When first offered the position, she was ecstatic and was thrilled to have the opportunity to combine her passions for environmental science and mentoring. “At the beginning, it was pretty good, but there were things that seemed amiss, like I hadn’t been told the whole truth when I was being recruited, specifically around facilities.” Her first year was one of the most successful in her academic career. “I got two NSF grants and had two high profile publications. It meant that I got a lot of attention in my first year and was on the [departmental] website a lot,” she said, recalling that this attention was not well received by all her colleagues.
She multi-tasked the mammoth responsibilities of academic science and continued to push through challenges, focusing on the things she loved most about her job, such mentoring students. “I loved the ability to have this huge impact on their lives, much in the same way that I had the privilege of having when I was younger. “I had all these amazing students. I loved my classes, I loved my research and I loved most of my colleagues. It’s like when you get course evaluations. Most of them are positive, but it’s really hard not to focus on those few negative ones.”
This highly talented female scientist travelled the long and winding road towards the academic exit ramp amid what she felt was an insidious drip of toxicity consisting of backhanded remarks, gender biases, gas lighting, minimising accomplishments and bullying. “Little by little I felt less wanted. Resources were withheld from me. I ended up paying for things for my classes out of my research budget and start-up,” she recalled. She also sat on various committees and voiced her opinions during meetings. As a junior faculty member at the time, she noticed the inherent power dynamics between junior and tenured faculty. “I really didn’t read the room correctly. I didn’t recognize that ‘we want to hear from everyone’ wasn’t true.”

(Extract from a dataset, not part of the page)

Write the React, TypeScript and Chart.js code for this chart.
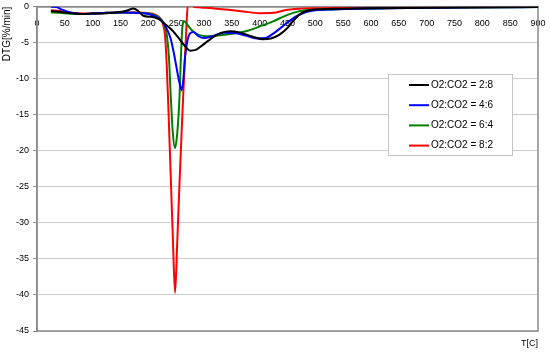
import React, { useEffect, useRef } from 'react';
import { Chart, registerables } from 'chart.js';

Chart.register(...registerables);

const seriesLabels = ['O2:CO2 = 2:8', 'O2:CO2 = 4:6', 'O2:CO2 = 6:4', 'O2:CO2 = 8:2'];
const seriesColors = ['#000000', '#0000ff', '#008000', '#ff0000'];

const temp28 = [25, 40, 60, 80, 100, 125, 150, 163, 173, 182, 192, 205, 218, 230, 242, 255, 265, 275, 285, 298, 315, 332, 348, 365, 385, 405, 420, 435, 448, 460, 470, 480, 492, 510, 550, 600, 700, 800, 900];
const dtg28 = [-0.6, -0.7, -0.9, -1.0, -0.95, -0.9, -0.75, -0.5, -0.25, -0.6, -1.3, -1.4, -1.7, -2.4, -3.2, -4.4, -5.4, -6.1, -6.0, -5.3, -4.3, -3.6, -3.4, -3.6, -4.1, -4.5, -4.4, -3.9, -3.1, -2.0, -1.2, -0.7, -0.45, -0.35, -0.28, -0.22, -0.14, -0.08, -0.04];

const temp46 = [25, 35, 45, 60, 80, 100, 125, 150, 175, 200, 212, 222, 232, 240, 246, 251, 256, 260, 263, 266, 270, 275, 281, 290, 300, 315, 335, 355, 375, 395, 410, 425, 440, 455, 470, 485, 500, 530, 600, 700, 800, 900];
const dtg46 = [0, -0.05, -0.4, -0.8, -1.0, -0.95, -0.85, -0.8, -0.85, -1.0, -1.3, -1.8, -2.9, -4.4, -6.5, -8.6, -10.6, -11.6, -10.0, -7.0, -4.8, -3.7, -3.5, -4.1, -4.35, -4.1, -3.6, -3.65, -4.0, -4.4, -4.35, -3.7, -2.8, -1.9, -1.15, -0.7, -0.5, -0.38, -0.25, -0.15, -0.09, -0.05];

const temp64 = [25, 40, 60, 80, 100, 125, 150, 175, 200, 212, 222, 229, 233, 237, 240, 244, 248, 252, 256, 258.5, 261, 264, 270, 280, 292, 305, 325, 350, 380, 405, 425, 445, 465, 485, 500, 550, 600, 700, 800, 900];
const dtg64 = [-0.8, -0.85, -0.95, -1.0, -0.95, -0.85, -0.8, -0.85, -0.95, -1.2, -1.7, -2.5, -3.8, -7.0, -12.0, -17.5, -19.6, -17.5, -12.5, -7.0, -3.0, -2.0, -2.5, -3.4, -3.95, -4.1, -4.0, -3.75, -3.3, -2.6, -2.0, -1.3, -0.75, -0.5, -0.42, -0.32, -0.25, -0.16, -0.1, -0.05];

const temp82 = [25, 40, 60, 80, 100, 125, 150, 175, 200, 212, 220, 226, 230, 233, 236, 240, 244, 248, 252, 256, 260, 264, 268, 271, 275, 282, 295, 315, 340, 370, 400, 425, 445, 470, 500, 550, 650, 750, 900];
const dtg82 = [-0.5, -0.6, -0.85, -0.95, -0.95, -0.85, -0.8, -0.8, -0.9, -1.1, -1.5, -2.3, -4.0, -8.0, -14.0, -23.0, -32.0, -39.7, -32.5, -24.5, -17.0, -10.0, -3.5, 0.4, 0.3, 0.0, -0.1, -0.2, -0.4, -0.65, -0.9, -0.85, -0.5, -0.3, -0.22, -0.18, -0.12, -0.08, -0.04];

const seriesTemps = [temp28, temp46, temp64, temp82];
const seriesDtg = [dtg28, dtg46, dtg64, dtg82];

const xMin = 0;
const xMax = 900;
const xStep = 50;
const yMin = -45;
const yMax = 0;
const yStep = 5;

const xTitle = 'T[C]';
const yTitle = 'DTG[%/min]';

const FONT = "'Liberation Sans', Arial, sans-serif";

const plotBorder = {
  id: 'plotBorder',
  beforeDatasetsDraw(chart: any) {
    const { ctx, chartArea } = chart;
    ctx.save();
    ctx.strokeStyle = '#8a8a8a';
    ctx.lineWidth = 1.5;
    ctx.strokeRect(chartArea.left, chartArea.top, chartArea.right - chartArea.left, chartArea.bottom - chartArea.top);
    ctx.restore();
  },
};

const boxLegend = {
  id: 'boxLegend',
  afterDraw(chart: any) {
    const { ctx } = chart;
    const bx = 388, by = 74, bw = 124, bh = 81;
    ctx.save();
    ctx.fillStyle = '#ffffff';
    ctx.fillRect(bx, by, bw, bh);
    ctx.strokeStyle = '#c4c4c4';
    ctx.lineWidth = 1;
    ctx.strokeRect(bx + 0.5, by + 0.5, bw, bh);
    ctx.font = `10px ${FONT}`;
    ctx.textBaseline = 'middle';
    ctx.textAlign = 'left';
    chart.data.datasets.forEach((ds: any, i: number) => {
      const yy = by + 11 + i * 20.2;
      ctx.strokeStyle = ds.borderColor;
      ctx.lineWidth = 2;
      ctx.beginPath();
      ctx.moveTo(409, yy);
      ctx.lineTo(429, yy);
      ctx.stroke();
      ctx.fillStyle = '#000000';
      ctx.fillText(ds.label, 431, yy);
    });
    ctx.restore();
  },
};

const zeroPad = (s: any) => {
  s.paddingLeft = 0;
  s.paddingRight = 0;
  s.paddingTop = 0;
  s.paddingBottom = 0;
};

export default function App() {
  const ref = useRef<HTMLCanvasElement | null>(null);

  useEffect(() => {
    document.body.style.margin = '0';
    if (!ref.current) return;
    const datasets = seriesLabels.map((label, i) => ({
      label,
      data: seriesTemps[i].map((t, j) => ({ x: t, y: seriesDtg[i][j] })),
      borderColor: seriesColors[i],
      backgroundColor: seriesColors[i],
      borderWidth: 2,
      pointRadius: 0,
      cubicInterpolationMode: 'monotone' as const,
      fill: false,
      clip: 0,
    }));
    const chart = new Chart(ref.current, {
      type: 'line',
      data: { datasets },
      plugins: [plotBorder, boxLegend],
      options: {
        animation: false,
        responsive: false,
        layout: { padding: { left: 0, top: 6.7, right: 12, bottom: 0 } },
        plugins: {
          legend: { display: false },
          tooltip: { enabled: false },
        },
        scales: {
          x: {
            type: 'linear',
            position: { y: 0 } as any,
            min: xMin,
            max: xMax,
            afterFit: (s: any) => { s.height = 0; zeroPad(s); },
            ticks: {
              stepSize: xStep,
              autoSkip: false,
              maxRotation: 0,
              padding: 11,
              color: '#000000',
              font: { size: 9, family: FONT },
            },
            grid: { drawOnChartArea: false, drawTicks: false },
            border: { color: '#8a8a8a', width: 1.5 },
          },
          x2: {
            type: 'linear',
            position: 'bottom',
            min: xMin,
            max: xMax,
            afterFit: (s: any) => { s.height = 26; zeroPad(s); },
            ticks: { display: false },
            grid: { display: false },
            border: { display: false },
            title: {
              display: true,
              text: xTitle,
              align: 'end',
              color: '#000000',
              font: { size: 9, family: FONT },
              padding: { top: 0, bottom: 8 },
            },
          },
          y: {
            type: 'linear',
            position: 'left',
            min: yMin,
            max: yMax,
            afterFit: (s: any) => { s.width = 37; zeroPad(s); },
            ticks: {
              stepSize: yStep,
              padding: 4,
              color: '#000000',
              font: { size: 9, family: FONT },
            },
            grid: { color: '#cdcdcd', tickColor: '#8a8a8a', tickLength: 4, lineWidth: 1 },
            border: { color: '#8a8a8a', width: 1.5 },
            title: {
              display: true,
              text: yTitle,
              align: 'end',
              color: '#000000',
              font: { size: 10, family: FONT },
              padding: { top: 1, bottom: 0 },
            },
          },
        },
      },
    });
    return () => chart.destroy();
  }, []);

  return (
    <div style={{ width: 550, height: 357 }}>
      <canvas ref={ref} width={550} height={357} style={{ display: 'block' }} />
    </div>
  );
}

Over time, her mental health declined and she realised that tenure would not solve her workplace challenges. Her therapist expressed deep concern for her well-being and facilitated medical leave. The tipping point came after her department underwent an external evaluation. She was pulled aside by two of the evaluators who suggested that she explore other job opportunities because it was unlikely she would find the support she sought in her current environment. “That was what led to me applying for jobs, it was the validation I needed. Things had gotten progressively worse,” she said.
By that time, she was the sixth woman in STEM to leave her small liberal arts college, all for some combination of personal and work-life balance reasons. “My closest colleague [left] the year after me, and I don’t have a single professor friend who didn’t feel some level of burnout,” she said. Exhausted before leaving academia, her workload made her less able to cope with workplace negativity.
Embracing change is never easy. The hills and valleys of life are often defining moments, serving as a catapult for growth. In academia, like all other aspects of life, course correction takes courage. An increasing number of successful mid-career scientists grapple with the difficult decision to leave academia for greener pastures and eventually transitioned to the science policy space. As a scientist, activist and educator, she continues to apply her passion for advocacy to broaden participation and increase equity, inclusivity and justice in science.